⟨
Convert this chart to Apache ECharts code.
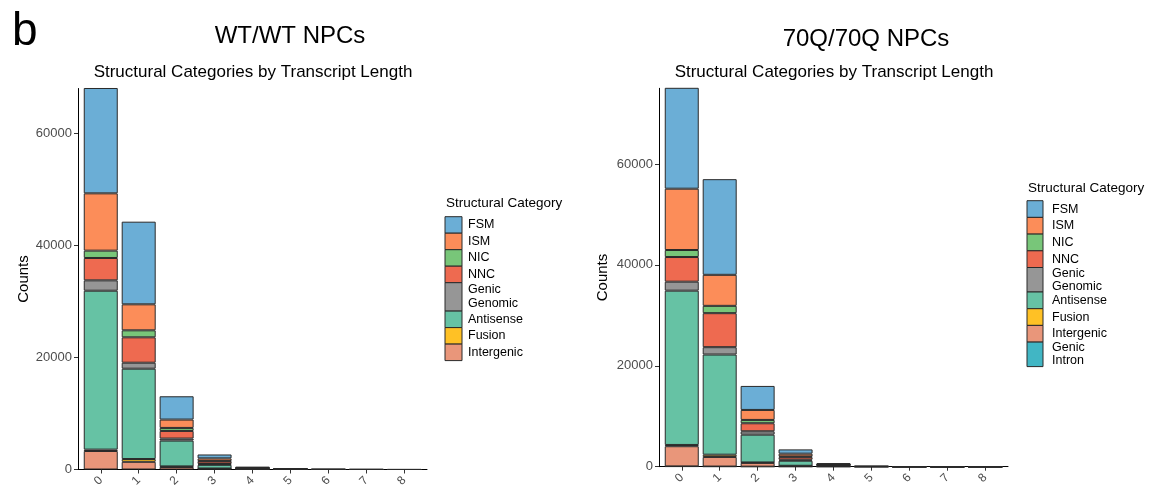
<!DOCTYPE html>
<html>
<head>
<meta charset="utf-8">
<script src="https://cdn.jsdelivr.net/npm/echarts@6/dist/echarts.min.js"></script>
<style>
  html, body { margin: 0; padding: 0; background: #ffffff; }
  #chart { width: 1154px; height: 496px; }
</style>
</head>
<body>
<div id="chart"></div>
<script>
// Transcript length bins (x axis)
const lengthBins = ['0', '1', '2', '3', '4', '5', '6', '7', '8'];

// Structural categories, legend order (top of stack first)
const categoriesWT = ['FSM', 'ISM', 'NIC', 'NNC', 'Genic\nGenomic', 'Antisense', 'Fusion', 'Intergenic'];
const categories70Q = ['FSM', 'ISM', 'NIC', 'NNC', 'Genic\nGenomic', 'Antisense', 'Fusion', 'Intergenic', 'Genic\nIntron'];

const categoryColors = {
  'FSM': '#6BAED6',
  'ISM': '#FC8D59',
  'NIC': '#78C679',
  'NNC': '#EE6A50',
  'Genic\nGenomic': '#969696',
  'Antisense': '#66C2A4',
  'Fusion': '#FFC125',
  'Intergenic': '#E9967A',
  'Genic\nIntron': '#41B6C4'
};

// WT/WT NPCs counts per length bin
const wtFSM        = [24000, 14750, 4160, 700, 100, 30, 8, 3, 1];
const wtISM        = [10230, 4640, 1490, 450, 60, 15, 4, 2, 1];
const wtNIC        = [1310, 1250, 540, 100, 20, 5, 1, 0, 0];
const wtNNC        = [3990, 4530, 1360, 450, 70, 20, 5, 2, 0];
const wtGenic      = [1850, 1070, 360, 150, 30, 10, 2, 1, 0];
const wtAntisense  = [28360, 16120, 4610, 650, 120, 30, 6, 2, 1];
const wtFusion     = [250, 500, 100, 30, 5, 1, 0, 0, 0];
const wtIntergenic = [3300, 1370, 450, 150, 40, 10, 2, 1, 0];

// 70Q/70Q NPCs counts per length bin
const q70FSM         = [25000, 18960, 4760, 850, 150, 25, 6, 2, 1];
const q70ISM         = [12150, 6150, 1980, 550, 90, 12, 3, 1, 0];
const q70NIC         = [1390, 1450, 660, 150, 30, 4, 1, 0, 0];
const q70NNC         = [4890, 6740, 1590, 500, 110, 15, 3, 1, 0];
const q70Genic       = [1780, 1460, 670, 200, 40, 6, 1, 0, 0];
const q70Antisense   = [30580, 19850, 5510, 1000, 190, 25, 5, 2, 1];
const q70Fusion      = [250, 450, 80, 30, 10, 1, 0, 0, 0];
const q70Intergenic  = [4000, 1900, 750, 150, 50, 8, 2, 1, 0];
const q70GenicIntron = [60, 30, 10, 3, 1, 0, 0, 0, 0];

// y-axis ticks
const yTicks = [0, 20000, 40000, 60000];

const valuesWT = [wtFSM, wtISM, wtNIC, wtNNC, wtGenic, wtAntisense, wtFusion, wtIntergenic];
const values70Q = [q70FSM, q70ISM, q70NIC, q70NNC, q70Genic, q70Antisense, q70Fusion, q70Intergenic, q70GenicIntron];

const FONT = '"Liberation Sans", Arial, Helvetica, sans-serif';
const binValues = lengthBins.map(Number);

// Stacked series: first series sits at the bottom, so walk legend order backwards.
// Each datum is [count, bin] so the count column is the one that gets stacked.
function buildSeries(names, valueLists, axisIndex, stackId) {
  const out = [];
  for (let k = names.length - 1; k >= 0; k--) {
    out.push({
      type: 'bar',
      name: names[k].replace('\n', ' '),
      stack: stackId,
      xAxisIndex: axisIndex,
      yAxisIndex: axisIndex,
      encode: { x: 1, y: 0 },
      barWidth: 34,
      clip: true,
      silent: true,
      itemStyle: { color: categoryColors[names[k]], borderColor: '#2a2a2a', borderWidth: 1 },
      data: valueLists[k].map((v, i) => [v, binValues[i]])
    });
  }
  return out;
}

function xAxisDef(gridIndex) {
  return {
    type: 'value', gridIndex: gridIndex, min: -0.6, max: 8.6,
    axisLine: { show: true, onZero: false, lineStyle: { color: '#000', width: 1 } },
    axisTick: { show: true, customValues: binValues, length: 4, lineStyle: { color: '#333' } },
    axisLabel: {
      show: true, customValues: binValues, rotate: 45, margin: 9,
      formatter: v => lengthBins[binValues.indexOf(v)],
      color: '#4D4D4D', fontSize: 12, fontFamily: FONT
    },
    splitLine: { show: false }
  };
}

function yAxisDef(gridIndex, maxVal, gap) {
  return {
    type: 'value', gridIndex: gridIndex, min: 0, max: maxVal,
    name: 'Counts', nameLocation: 'middle', nameGap: gap, nameRotate: 90,
    nameTextStyle: { color: '#000', fontSize: 15, fontFamily: FONT },
    axisLine: { show: true, onZero: false, lineStyle: { color: '#000', width: 1 } },
    axisTick: { show: true, customValues: yTicks, length: 4, lineStyle: { color: '#333' } },
    axisLabel: {
      show: true, customValues: yTicks, margin: 6,
      formatter: v => String(v),
      color: '#4D4D4D', fontSize: 13, fontFamily: FONT
    },
    splitLine: { show: false }
  };
}

// Hand-built legend boxes (keys stretch to fit two-line labels)
function legendGraphics(names, cfg) {
  const els = [{
    type: 'text', x: cfg.titleX, y: cfg.titleY,
    style: { text: 'Structural Category', font: '13.5px ' + FONT, fill: '#000', verticalAlign: 'middle' }
  }];
  let y = cfg.startY;
  names.forEach(n => {
    const h = n.indexOf('\n') >= 0 ? cfg.doubleH : cfg.singleH;
    els.push({
      type: 'rect',
      shape: { x: cfg.keyX, y: y, width: cfg.keyW, height: h },
      style: { fill: categoryColors[n], stroke: '#2a2a2a', lineWidth: 1 }
    });
    els.push({
      type: 'text', x: cfg.labelX, y: y + h / 2,
      style: { text: n, font: '12.5px ' + FONT, fill: '#000', verticalAlign: 'middle', lineHeight: cfg.lineH }
    });
    y += h;
  });
  return els;
}

const chart = echarts.init(document.getElementById('chart'), null, { renderer: 'canvas' });

const graphics = [
  { type: 'text', x: 12, y: 32, style: { text: 'b', font: '46px ' + FONT, fill: '#000', verticalAlign: 'middle' } },
  { type: 'text', x: 290, y: 36, style: { text: 'WT/WT NPCs', font: '24px ' + FONT, fill: '#000', align: 'center', verticalAlign: 'middle' } },
  { type: 'text', x: 253, y: 72, style: { text: 'Structural Categories by Transcript Length', font: '17px ' + FONT, fill: '#000', align: 'center', verticalAlign: 'middle' } },
  { type: 'text', x: 866, y: 39, style: { text: '70Q/70Q NPCs', font: '24px ' + FONT, fill: '#000', align: 'center', verticalAlign: 'middle' } },
  { type: 'text', x: 834, y: 72, style: { text: 'Structural Categories by Transcript Length', font: '17px ' + FONT, fill: '#000', align: 'center', verticalAlign: 'middle' } }
].concat(
  legendGraphics(categoriesWT, { titleX: 446, titleY: 203, keyX: 445, keyW: 17, labelX: 468, startY: 216.7, singleH: 16.5, doubleH: 28.4, lineH: 14 }),
  legendGraphics(categories70Q, { titleX: 1028, titleY: 188, keyX: 1027, keyW: 16, labelX: 1052, startY: 200.7, singleH: 16.7, doubleH: 24.5, lineH: 13 })
);

chart.setOption({
  animation: false,
  backgroundColor: '#ffffff',
  grid: [
    { left: 78, top: 88.5, width: 349, height: 381 },
    { left: 659, top: 88.3, width: 349, height: 378.4 }
  ],
  xAxis: [xAxisDef(0), xAxisDef(1)],
  yAxis: [yAxisDef(0, 68000, 47), yAxisDef(1, 75000, 49)],
  series: buildSeries(categoriesWT, valuesWT, 0, 'wt').concat(buildSeries(categories70Q, values70Q, 1, 'q70')),
  graphic: graphics
});
</script>
</body>
</html>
⟩
Exercise description -
The lines from the top of the data above through the one holding "40, 10, 2, 1, 0];" are to be repeated exactly, and only those, with no pictures.

Task output -
Convert this chart to Apache ECharts code.
<!DOCTYPE html>
<html>
<head>
<meta charset="utf-8">
<script src="https://cdn.jsdelivr.net/npm/echarts@6/dist/echarts.min.js"></script>
<style>
  html, body { margin: 0; padding: 0; background: #ffffff; }
  #chart { width: 1154px; height: 496px; }
</style>
</head>
<body>
<div id="chart"></div>
<script>
// Transcript length bins (x axis)
const lengthBins = ['0', '1', '2', '3', '4', '5', '6', '7', '8'];

// Structural categories, legend order (top of stack first)
const categoriesWT = ['FSM', 'ISM', 'NIC', 'NNC', 'Genic\nGenomic', 'Antisense', 'Fusion', 'Intergenic'];
const categories70Q = ['FSM', 'ISM', 'NIC', 'NNC', 'Genic\nGenomic', 'Antisense', 'Fusion', 'Intergenic', 'Genic\nIntron'];

const categoryColors = {
  'FSM': '#6BAED6',
  'ISM': '#FC8D59',
  'NIC': '#78C679',
  'NNC': '#EE6A50',
  'Genic\nGenomic': '#969696',
  'Antisense': '#66C2A4',
  'Fusion': '#FFC125',
  'Intergenic': '#E9967A',
  'Genic\nIntron': '#41B6C4'
};

// WT/WT NPCs counts per length bin
const wtFSM        = [24000, 14750, 4160, 700, 100, 30, 8, 3, 1];
const wtISM        = [10230, 4640, 1490, 450, 60, 15, 4, 2, 1];
const wtNIC        = [1310, 1250, 540, 100, 20, 5, 1, 0, 0];
const wtNNC        = [3990, 4530, 1360, 450, 70, 20, 5, 2, 0];
const wtGenic      = [1850, 1070, 360, 150, 30, 10, 2, 1, 0];
const wtAntisense  = [28360, 16120, 4610, 650, 120, 30, 6, 2, 1];
const wtFusion     = [250, 500, 100, 30, 5, 1, 0, 0, 0];
const wtIntergenic = [3300, 1370, 450, 150, 40, 10, 2, 1, 0];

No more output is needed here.